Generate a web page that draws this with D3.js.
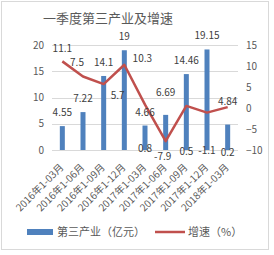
<!DOCTYPE html>
<meta charset="utf-8">
<style>
    body {
        margin: 0;
        background-color: #fff;
    }

    text {
        font-family: "Noto Sans CJK SC", sans-serif;
    }

    .axis text {
        font-size: 10px;
        fill: #595959;
    }

    .grid line {
        stroke: #d9d9d9;
        stroke-width: 1px;
        shape-rendering: crispEdges;
    }

    .bar {
        fill: #4f81bd;
    }

    .line {
        fill: none;
        stroke: #c0504d;
        stroke-width: 2.5px;
    }

    .label {
        font-size: 10px;
        fill: #404040;
    }
</style>

<body>
    <svg width="274" height="255"></svg>
</body>
<script src="https://d3js.org/d3.v7.min.js"></script>
<script>
    var categories = ["2016年1-03月", "2016年1-06月", "2016年1-09月", "2016年1-12月",
        "2017年1-03月", "2017年1-06月", "2017年1-09月", "2017年1-12月", "2018年1-03月"];
    var industry = [4.55, 7.22, 14.1, 19, 4.66, 6.69, 14.46, 19.15, 4.84];
    var growth = [11.1, 7.5, 5.7, 10.3, 0.8, -7.9, 0.5, -1.1, 0.2];
    var leftTicks = [0, 5, 10, 15, 20];
    var rightTicks = [-10, -5, 0, 5, 10, 15];

    // where the data labels sit (Excel had them dragged around)
    var barLabelDy = [-14, -14, -13, -14, -13, -22, -14, -14, -23];
    var lineLabelPos = [[0, -13], [-6, -14], [14, 11], [18, -6], ["base", -2],
        [-3, 15], ["base", 1], ["base", 0], ["base", 2]];

    var svg = d3.select("svg");

    var plot = { left: 52, right: 238, top: 45, bottom: 150 };

    var x = d3.scaleBand().domain(categories).range([plot.left, plot.right]);
    var yL = d3.scaleLinear().domain([0, 20]).range([plot.bottom, plot.top]);
    var yR = d3.scaleLinear().domain([-10, 15]).range([plot.bottom, plot.top]);
    var cx = function(i) { return x(categories[i]) + x.bandwidth() / 2; };

    // chart frame
    svg.append("rect")
        .attr("x", 1.5).attr("y", 1.5)
        .attr("width", 267).attr("height", 248)
        .attr("fill", "none")
        .attr("stroke", "#d9d9d9");

    svg.append("text")
        .attr("x", 43)
        .attr("y", 23)
        .style("font-size", "13px")
        .attr("fill", "#595959")
        .text("一季度第三产业及增速");

    // gridlines
    svg.append("g")
        .attr("class", "grid")
        .selectAll("line")
        .data(leftTicks)
        .enter().append("line")
        .attr("x1", plot.left).attr("x2", plot.right)
        .attr("y1", function(d) { return Math.round(yL(d)) + 0.5; })
        .attr("y2", function(d) { return Math.round(yL(d)) + 0.5; });

    svg.append("g")
        .attr("class", "axis")
        .attr("transform", "translate(" + (plot.left - 2) + ",0)")
        .call(d3.axisLeft(yL).tickValues(leftTicks).tickSize(0).tickPadding(6))
        .call(function(g) { g.select(".domain").remove(); });

    svg.append("g")
        .attr("class", "axis")
        .attr("transform", "translate(" + (plot.right + 2) + ",0)")
        .call(d3.axisRight(yR).tickValues(rightTicks).tickSize(0).tickPadding(6))
        .call(function(g) { g.select(".domain").remove(); });

    // x labels
    svg.append("g")
        .attr("class", "axis")
        .selectAll("text")
        .data(categories)
        .enter().append("text")
        .attr("text-anchor", "end")
        .attr("transform", function(d, i) {
            return "translate(" + (cx(i) + 2) + "," + (plot.bottom + 18) + ") rotate(-45)";
        })
        .text(function(d) { return d; });

    // bars
    svg.selectAll(".bar")
        .data(industry)
        .enter().append("rect")
        .attr("class", "bar")
        .attr("x", function(d, i) { return cx(i) - 2.5; })
        .attr("width", 5)
        .attr("y", function(d) { return yL(d); })
        .attr("height", function(d) { return yL(0) - yL(d); });

    var line = d3.line()
        .x(function(d, i) { return cx(i); })
        .y(function(d) { return yR(d); });

    svg.append("path")
        .datum(growth)
        .attr("class", "line")
        .attr("stroke-linejoin", "round")
        .attr("d", line);

    svg.selectAll(".bar-label")
        .data(industry)
        .enter().append("text")
        .attr("class", "label bar-label")
        .attr("text-anchor", "middle")
        .attr("dy", "0.35em")
        .attr("x", function(d, i) { return cx(i); })
        .attr("y", function(d, i) { return yL(d) + barLabelDy[i]; })
        .text(function(d) { return d; });

    svg.selectAll(".line-label")
        .data(growth)
        .enter().append("text")
        .attr("class", "label line-label")
        .attr("text-anchor", "middle")
        .attr("dy", "0.35em")
        .attr("x", function(d, i) {
            var p = lineLabelPos[i];
            return cx(i) + (p[0] === "base" ? 0 : p[0]);
        })
        .attr("y", function(d, i) {
            var p = lineLabelPos[i];
            return p[0] === "base" ? plot.bottom + p[1] : yR(d) + p[1];
        })
        .text(function(d) { return d; });

    // legend
    var legend = svg.append("g").attr("transform", "translate(0,232)");
    legend.append("rect")
        .attr("x", 27).attr("y", -3)
        .attr("width", 26).attr("height", 6)
        .attr("fill", "#4f81bd");
    legend.append("text")
        .attr("x", 57).attr("dy", "0.35em")
        .style("font-size", "11px")
        .attr("fill", "#595959")
        .text("第三产业（亿元）");
    legend.append("line")
        .attr("x1", 155).attr("x2", 185)
        .attr("stroke", "#c0504d")
        .attr("stroke-width", 2.5);
    legend.append("text")
        .attr("x", 188).attr("dy", "0.35em")
        .style("font-size", "11px")
        .attr("fill", "#595959")
        .text("增速（%）");
</script>
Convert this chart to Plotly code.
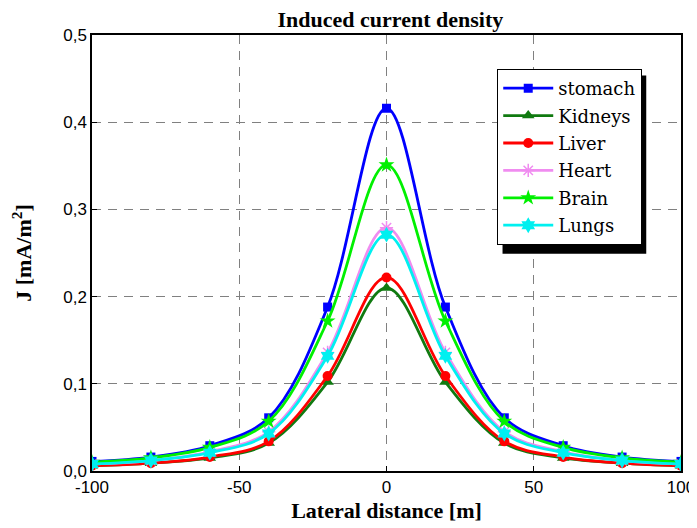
import plotly.graph_objects as go

x_m = [-100, -80, -60, -40, -20, 0, 20, 40, 60, 80, 100]

stomach = [0.011, 0.016, 0.029, 0.061, 0.188, 0.416, 0.188, 0.061, 0.029, 0.016, 0.011]
kidneys = [0.006, 0.009, 0.015, 0.032, 0.102, 0.210, 0.102, 0.032, 0.015, 0.009, 0.006]
liver   = [0.006, 0.009, 0.016, 0.034, 0.109, 0.222, 0.109, 0.034, 0.016, 0.009, 0.006]
heart   = [0.008, 0.012, 0.022, 0.045, 0.136, 0.279, 0.136, 0.045, 0.022, 0.012, 0.008]
brain   = [0.010, 0.015, 0.027, 0.057, 0.172, 0.351, 0.172, 0.057, 0.027, 0.015, 0.010]
lungs   = [0.008, 0.012, 0.021, 0.043, 0.132, 0.271, 0.132, 0.043, 0.021, 0.012, 0.008]

x_tickvals = [-100, -50, 0, 50, 100]
x_ticktext = ["-100", "-50", "0", "50", "100"]
y_tickvals = [0.0, 0.1, 0.2, 0.3, 0.4, 0.5]
y_ticktext = ["0,0", "0,1", "0,2", "0,3", "0,4", "0,5"]

series = [
    ("stomach", stomach, "#0000FF", "square", 9),
    ("Kidneys", kidneys, "#107A10", "triangle-up", 11),
    ("Liver", liver, "#FF0000", "circle", 10),
    ("Heart", heart, "#F08CF0", "asterisk-open", 11),
    ("Brain", brain, "#00F000", "star", 12),
    ("Lungs", lungs, "#00F0F0", "hexagram", 12),
]

SERIF = "Times New Roman, Liberation Serif, serif"
LEGSERIF = "DejaVu Serif"
SANS = "Arial, Liberation Sans, sans-serif"

fig = go.Figure()
for name, vals, col, sym, sz in series:
    mk = dict(symbol=sym, size=sz, color=col)
    if sym == "asterisk-open":
        mk["line"] = dict(color=col, width=1.5)
    fig.add_trace(go.Scatter(
        x=x_m, y=vals, name=name, mode="lines+markers", legendgroup=name,
        line=dict(color=col, width=2.8, shape="spline", smoothing=1.0),
        marker=mk,
    ))

axis_common = dict(
    showline=True, linecolor="black", linewidth=1.5, mirror=True,
    ticks="inside", ticklen=5, tickcolor="black",
    showgrid=True, gridcolor="#808080", griddash="9px,7px", gridwidth=1,
    zeroline=False, automargin=False,
    tickfont=dict(family=SANS, size=17, color="black"),
)

fig.update_xaxes(
    range=[-100, 100], tickvals=x_tickvals, ticktext=x_ticktext,
    title=dict(text="<b>Lateral distance [m]</b>",
               font=dict(family=SERIF, size=22, color="black"),
               standoff=6),
    **axis_common,
)
fig.update_yaxes(
    range=[0, 0.5], tickvals=y_tickvals, ticktext=y_ticktext,
    title=dict(text="<b>J [mA/m<sup>2</sup>]</b>",
               font=dict(family=SERIF, size=22, color="black"),
               standoff=28),
    **axis_common,
)

# legend drop shadow
fig.add_shape(type="rect", xref="paper", yref="paper",
              x0=0.697, x1=0.941, y0=0.498, y1=0.907,
              fillcolor="black", line=dict(width=0), layer="above")

fig.update_layout(
    width=689, height=520,
    margin=dict(l=84, r=16, t=27, b=57),
    font=dict(family=SERIF, color="black"),
    paper_bgcolor="white", plot_bgcolor="white",
    title=dict(text="<b>Induced current density</b>", x=0.555, xanchor="center",
               y=0.978, yanchor="middle",
               font=dict(family=SERIF, size=22, color="black")),
    legend=dict(x=0.688, y=0.922, xanchor="left", yanchor="top",
                bgcolor="white", bordercolor="black", borderwidth=1,
                font=dict(family=LEGSERIF, size=18, color="black"),
                itemwidth=50, tracegroupgap=1),
    showlegend=True,
)

fig.write_html("out.html")
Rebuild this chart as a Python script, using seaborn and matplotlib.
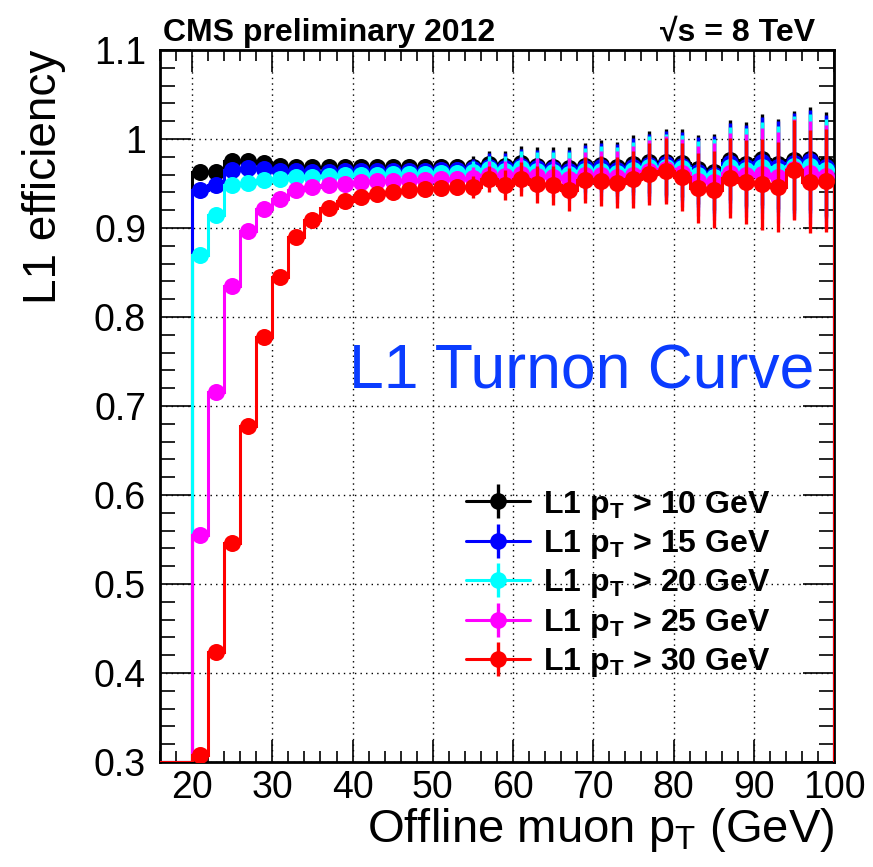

+++++

TASK DIRECTIONS — Repeat only the lines from the one with "Convert this chart to Plotly code." down to the one with "60, 80, 100]", word for word and both included, and leave the pictures out.

OUTPUT BELOW —
Convert this chart to Plotly code.
import plotly.graph_objects as go

x_m = [-100, -80, -60, -40, -20, 0, 20, 40, 60, 80, 100]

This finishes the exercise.